A vital element of this is ensuring that developing countries and economies in transition are key players in the emerging carbon market for greenhouse gas emission reductions. The role of the Bank’s Carbon Finance Business is to catalyze a global carbon market that reduces transaction costs, supports sustainable development and reaches and benefits the poorer communities of the developing world.

Carbon finance plays an important role in the Bank’s efforts to achieve a broad range of institutional goals and to meet commitments made (a)
through sector strategies in the infrastructure and environment sectors, (b) at the Johannesburg World Summit on Sustainable Development, and (c) under the Millennium Development Goals (MDGs).

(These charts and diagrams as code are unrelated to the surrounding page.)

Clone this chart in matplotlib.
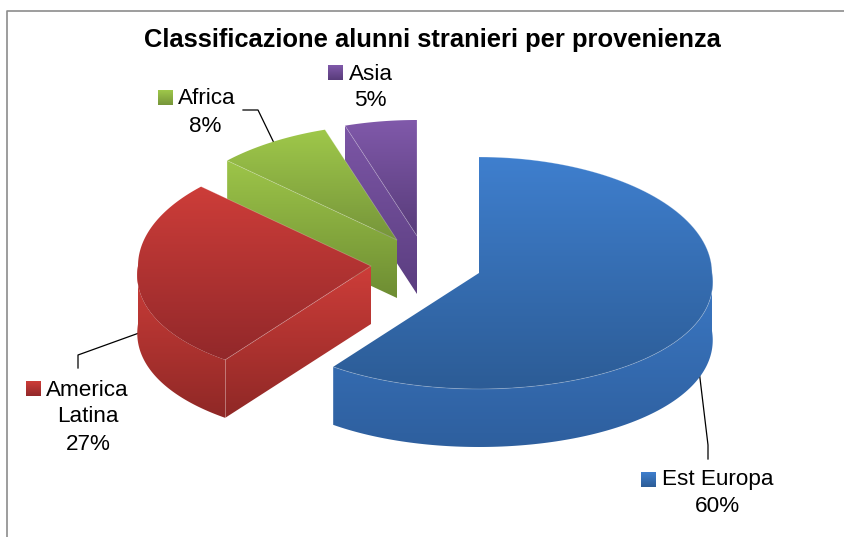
import numpy as np
import matplotlib
matplotlib.use("Agg")
import matplotlib.pyplot as plt
from matplotlib.colors import LinearSegmentedColormap
from matplotlib.patches import Polygon

plt.rcParams['font.family'] = ['Liberation Sans', 'DejaVu Sans']

# dati
categorie = ["Est Europa", "America\nLatina", "Africa", "Asia"]
valori = [60, 27, 8, 5]
titolo = "Classificazione alunni stranieri per provenienza"

# stile: centro di ogni fetta esplosa (pixel), colori chiaro/scuro
centri = [(479, 273), (371, 266), (397, 240), (417, 236)]
col_top = [("#3f7fce", "#2c5c96"), ("#cd3d39", "#92282a"), ("#9fc84a", "#76953a"), ("#8059aa", "#583c7a")]
col_lato = [("#3b78c4", "#2e5f9e"), ("#cd3d39", "#8f2826"), ("#9dc549", "#6e8d33"), ("#7c56a6", "#5b3e80")]
RX, RY, PROF = 233, 116, 58

fig = plt.figure(figsize=(8.45, 5.37), dpi=100)
ax = fig.add_axes([0, 0, 1, 1])


def punto(c, gradi):
    t = np.radians(gradi)
    # leggera prospettiva: la parte davanti e' piu' larga
    f = 1 + 0.08 * np.maximum(0, -np.cos(t))
    return c[0] + RX * np.sin(t) * f, c[1] - RY * np.cos(t)


def riempi(xs, ys, colori, z):
    cmap = LinearSegmentedColormap.from_list("g", colori)
    grad = np.linspace(0, 1, 256).reshape(-1, 1)
    est = (min(xs), max(xs), max(ys), min(ys))
    im = ax.imshow(grad, cmap=cmap, extent=est, aspect='auto', zorder=z, interpolation='bilinear')
    pol = Polygon(np.column_stack([xs, ys]), closed=True, transform=ax.transData)
    im.set_clip_path(pol)


def bordo(xs, ys, z):
    ax.plot(xs, ys, color="white", alpha=0.25, lw=0.6, zorder=z)


angoli = np.concatenate([[0], np.cumsum(valori) / np.sum(valori) * 360])
# ordine di disegno: dal fondo al davanti
for i in [3, 2, 1, 0]:
    c = centri[i]
    a0, a1 = angoli[i], angoli[i + 1]
    z = 10 + (3 - i) * 3
    th = np.linspace(a0, a1, 120)
    ax_x, ax_y = punto(c, th)

    # faccia di taglio (solo per le fette a sinistra)
    if i > 0:
        sx, sy = punto(c, a0)
        riempi([sx, c[0], c[0], sx], [sy, c[1], c[1] + PROF, sy + PROF], col_lato[i], z)
        if i == 1:
            bordo([sx, sx], [sy, sy + PROF], z + 2)

    # bordo esterno visibile (davanti)
    lo, hi = max(a0, 90), min(a1, 270)
    if hi > lo:
        rx, ry = punto(c, np.linspace(lo, hi, 120))
        riempi(np.r_[rx, rx[::-1]], np.r_[ry, ry[::-1] + PROF], col_lato[i], z + 1)

    # faccia superiore
    xs = np.r_[c[0], ax_x]
    ys = np.r_[c[1], ax_y]
    riempi(xs, ys, col_top[i], z + 2)
    bordo(np.r_[ax_x[-1], c[0], ax_x[0]] if i > 0 else ax_x, np.r_[ax_y[-1], c[1], ax_y[0]] if i > 0 else ax_y, z + 2)

# linee guida
linee = [([699, 708, 708], [370, 445, 459]),
         ([78, 78, 139], [368, 355, 333]),
         ([243, 258, 274], [110, 110, 143])]
for lx, ly in linee:
    ax.plot(lx, ly, color="black", lw=0.9, zorder=5)

# etichette: (quadratino x, y), testo x, y, percentuale x, y
pos = [(641, 472, 662, 480, 717, 507),
       (26, 381, 46, 390, 88, 444),
       (158, 90, 178, 99, 205, 126),
       (328, 65, 349, 74, 370, 101)]
for i, p in enumerate(pos):
    riempi([p[0], p[0] + 15, p[0] + 15, p[0]], [p[1], p[1], p[1] + 15, p[1] + 15], col_top[i], 30)
    righe = categorie[i].split("\n")
    ax.text(p[2], p[3], righe[0], fontsize=16.2, va='center', ha='left', color="black", zorder=31)
    if len(righe) > 1:
        ax.text(p[4], (p[3] + p[5]) / 2, righe[1], fontsize=16.2, va='center', ha='center', color="black", zorder=31)
    ax.text(p[4], p[5], f"{valori[i]}%", fontsize=16.2, va='center', ha='center', color="black", zorder=31)

ax.text(432.5, 40, titolo, fontsize=18.4, fontweight='bold', va='center', ha='center', color="black")

# cornice del grafico, tagliata dal bordo immagine
ax.plot([7, 7, 845], [537, 11, 11], color="#8c8c8c", lw=1.2, zorder=1)

ax.set_xlim(0, 845)
ax.set_ylim(537, 0)
ax.axis('off')
fig.savefig("out.png", dpi=100)
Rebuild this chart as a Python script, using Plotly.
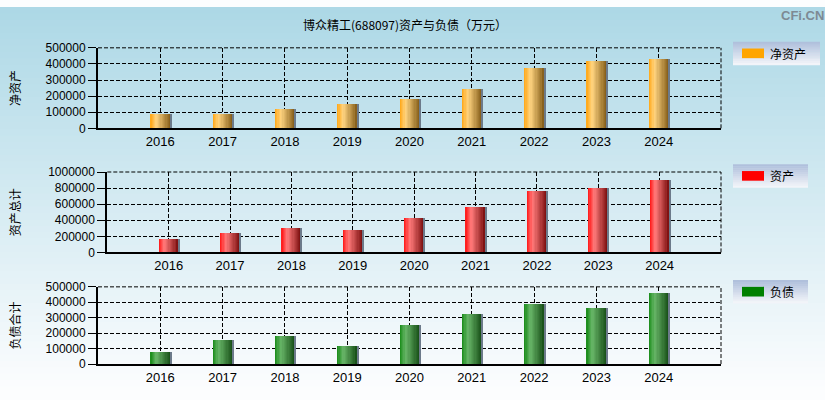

Over and above its impact on reducing greenhouse gases—a specific MDG indicator in itself—carbon finance can directly catalyze sustainable investment in a broad range of areas, ranging from afforestation and biodiversity, to renewable energy and solid waste management.

What are the World Bank Strategic Objectives in the Carbon Finance Business?

The lessons of experience have profoundly influenced the strategic direction of the World Bank's Carbon Finance Business (CFB). Based on the founding premise of the Prototype Carbon Fund (PCF)—"learning-by-doing"—the strategic direction of the Bank's CFB today has been informed by its unique operational experience and by in-depth and ongoing consultations with Parties to the Kyoto Protocol, the private sector, and NGOs. Therefore the current strategic objectives are:
  • Expanding support for core carbon market development under CDM and JI, the Kyoto Protocol's project-based market mechanisms, through OECD funds;
  • Extending the benefits of carbon finance to the least developed countries and to the poorer communities in all developing countries;
  • Demonstrating carbon finance for carbon sinks (sequestration) to achieve sustainable natural resource use, conservation, and sustainable rural livelihoods; and
  • Strengthening and expanding capacity building initiatives for mitigation and adaptation.